DATA SUPPLIED =>
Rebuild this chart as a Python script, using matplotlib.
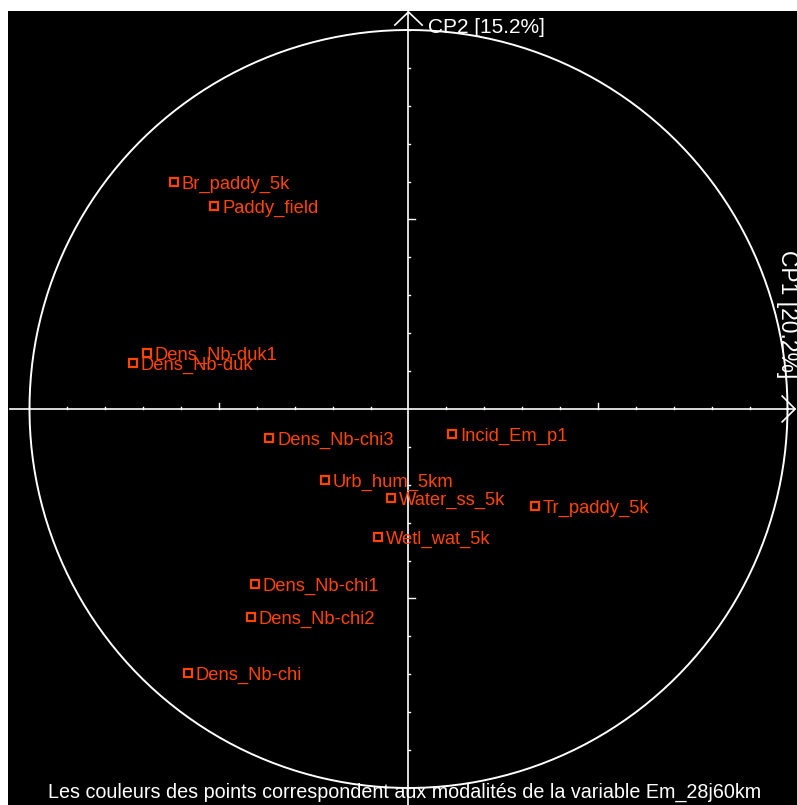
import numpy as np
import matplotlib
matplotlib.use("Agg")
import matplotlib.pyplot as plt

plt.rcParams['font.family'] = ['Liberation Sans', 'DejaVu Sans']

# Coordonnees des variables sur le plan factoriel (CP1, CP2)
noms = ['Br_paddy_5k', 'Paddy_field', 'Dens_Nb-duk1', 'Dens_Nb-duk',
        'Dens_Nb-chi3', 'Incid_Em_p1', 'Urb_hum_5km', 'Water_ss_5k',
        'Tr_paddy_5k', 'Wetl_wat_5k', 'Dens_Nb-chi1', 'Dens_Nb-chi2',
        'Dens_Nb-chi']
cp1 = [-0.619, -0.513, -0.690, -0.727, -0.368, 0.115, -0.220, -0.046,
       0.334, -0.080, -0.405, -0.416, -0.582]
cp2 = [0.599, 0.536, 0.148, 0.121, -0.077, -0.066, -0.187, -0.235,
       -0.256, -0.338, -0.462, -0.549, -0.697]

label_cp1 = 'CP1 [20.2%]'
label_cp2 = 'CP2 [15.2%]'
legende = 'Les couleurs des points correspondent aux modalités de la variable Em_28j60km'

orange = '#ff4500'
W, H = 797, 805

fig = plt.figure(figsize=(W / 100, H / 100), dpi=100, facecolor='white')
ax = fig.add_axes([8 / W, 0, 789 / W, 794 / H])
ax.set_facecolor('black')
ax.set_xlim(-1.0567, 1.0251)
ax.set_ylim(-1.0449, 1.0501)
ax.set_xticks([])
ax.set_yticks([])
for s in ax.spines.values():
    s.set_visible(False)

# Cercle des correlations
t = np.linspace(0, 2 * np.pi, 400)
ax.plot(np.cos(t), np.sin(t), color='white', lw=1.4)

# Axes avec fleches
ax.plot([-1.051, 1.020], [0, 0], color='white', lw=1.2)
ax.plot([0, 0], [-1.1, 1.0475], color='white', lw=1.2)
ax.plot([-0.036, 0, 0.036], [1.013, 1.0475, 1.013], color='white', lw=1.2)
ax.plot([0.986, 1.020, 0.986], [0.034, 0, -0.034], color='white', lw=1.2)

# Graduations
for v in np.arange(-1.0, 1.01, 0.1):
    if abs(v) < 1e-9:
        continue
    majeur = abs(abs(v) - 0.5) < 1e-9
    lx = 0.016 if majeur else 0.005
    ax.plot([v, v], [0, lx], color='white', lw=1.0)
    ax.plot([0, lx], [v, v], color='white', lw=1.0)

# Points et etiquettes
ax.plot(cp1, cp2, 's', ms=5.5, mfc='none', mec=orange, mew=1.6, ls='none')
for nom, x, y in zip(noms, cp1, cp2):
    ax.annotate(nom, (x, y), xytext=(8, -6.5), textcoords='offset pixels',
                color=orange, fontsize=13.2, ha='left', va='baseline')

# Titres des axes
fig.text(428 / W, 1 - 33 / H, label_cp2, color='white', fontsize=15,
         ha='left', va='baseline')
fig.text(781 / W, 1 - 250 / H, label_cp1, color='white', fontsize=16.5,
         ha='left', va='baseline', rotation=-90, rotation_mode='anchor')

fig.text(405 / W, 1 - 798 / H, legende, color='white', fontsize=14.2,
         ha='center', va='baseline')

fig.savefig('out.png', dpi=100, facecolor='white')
==
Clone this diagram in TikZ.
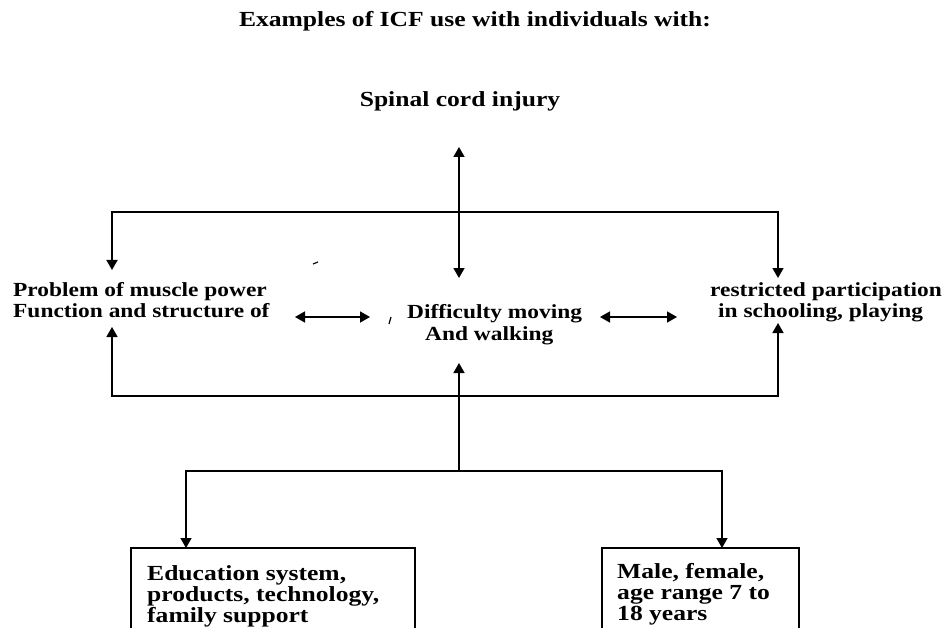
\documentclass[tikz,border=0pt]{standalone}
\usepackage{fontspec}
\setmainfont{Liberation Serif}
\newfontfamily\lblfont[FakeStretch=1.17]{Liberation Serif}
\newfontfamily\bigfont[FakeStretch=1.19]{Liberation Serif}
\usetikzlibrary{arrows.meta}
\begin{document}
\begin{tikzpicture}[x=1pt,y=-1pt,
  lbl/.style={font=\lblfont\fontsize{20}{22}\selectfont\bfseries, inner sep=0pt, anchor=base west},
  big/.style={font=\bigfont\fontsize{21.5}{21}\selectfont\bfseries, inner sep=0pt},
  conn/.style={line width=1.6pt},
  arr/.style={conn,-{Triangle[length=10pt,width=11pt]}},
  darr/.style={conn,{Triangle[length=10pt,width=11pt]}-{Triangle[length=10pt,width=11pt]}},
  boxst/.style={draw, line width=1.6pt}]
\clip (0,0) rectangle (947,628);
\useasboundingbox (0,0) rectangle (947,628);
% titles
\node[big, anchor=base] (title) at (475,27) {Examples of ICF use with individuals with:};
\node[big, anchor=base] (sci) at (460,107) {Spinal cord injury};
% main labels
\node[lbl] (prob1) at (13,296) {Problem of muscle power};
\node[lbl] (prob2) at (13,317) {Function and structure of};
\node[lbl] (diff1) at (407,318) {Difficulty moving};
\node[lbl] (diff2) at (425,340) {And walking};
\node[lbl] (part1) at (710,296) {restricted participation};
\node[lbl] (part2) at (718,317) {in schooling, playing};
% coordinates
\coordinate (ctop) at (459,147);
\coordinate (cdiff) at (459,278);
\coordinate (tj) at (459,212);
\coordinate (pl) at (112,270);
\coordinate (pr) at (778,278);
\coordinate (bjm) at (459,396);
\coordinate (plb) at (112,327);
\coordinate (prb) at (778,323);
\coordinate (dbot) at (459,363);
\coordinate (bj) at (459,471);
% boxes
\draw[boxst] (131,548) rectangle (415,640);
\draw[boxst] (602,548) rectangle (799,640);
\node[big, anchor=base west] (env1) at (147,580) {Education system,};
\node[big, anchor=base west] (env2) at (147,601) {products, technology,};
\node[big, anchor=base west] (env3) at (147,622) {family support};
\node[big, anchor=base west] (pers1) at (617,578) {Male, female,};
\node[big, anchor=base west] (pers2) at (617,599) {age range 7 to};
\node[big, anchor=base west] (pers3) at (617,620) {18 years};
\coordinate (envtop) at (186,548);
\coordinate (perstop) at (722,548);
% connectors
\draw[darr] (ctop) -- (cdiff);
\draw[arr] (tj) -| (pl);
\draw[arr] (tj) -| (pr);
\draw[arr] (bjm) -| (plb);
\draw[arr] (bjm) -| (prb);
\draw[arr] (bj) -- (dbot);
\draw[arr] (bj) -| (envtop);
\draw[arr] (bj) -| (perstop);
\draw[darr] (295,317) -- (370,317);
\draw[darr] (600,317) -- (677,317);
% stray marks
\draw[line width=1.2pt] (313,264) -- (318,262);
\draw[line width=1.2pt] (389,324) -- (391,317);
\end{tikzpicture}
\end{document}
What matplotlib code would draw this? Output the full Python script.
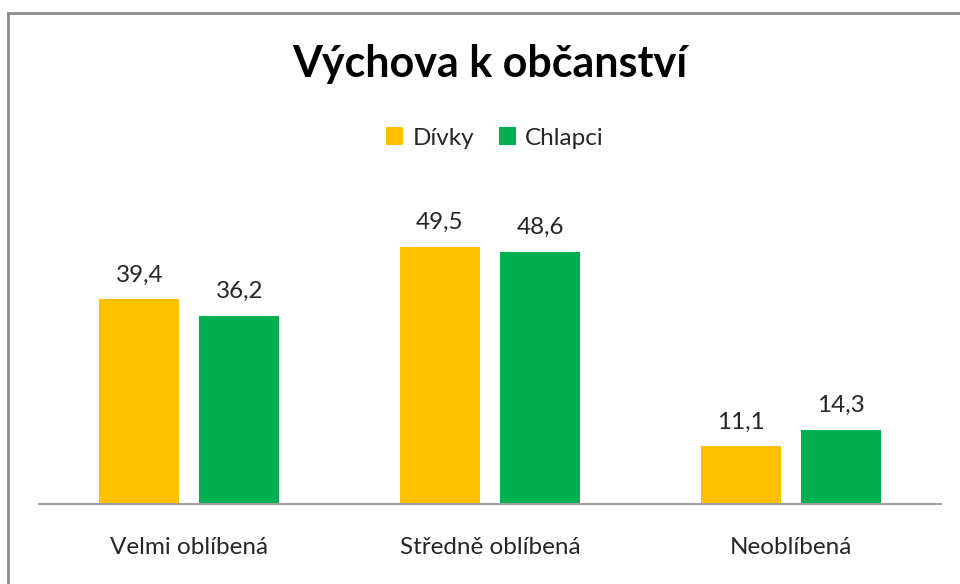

WHAT YOU SHOULD DO =>
Reproduce every line of the listing above in which the string "script" appears.

TASK SOLUTION =>
Rebuild this chart as a Python script, using matplotlib.
What matplotlib code would draw this? Output the full Python script.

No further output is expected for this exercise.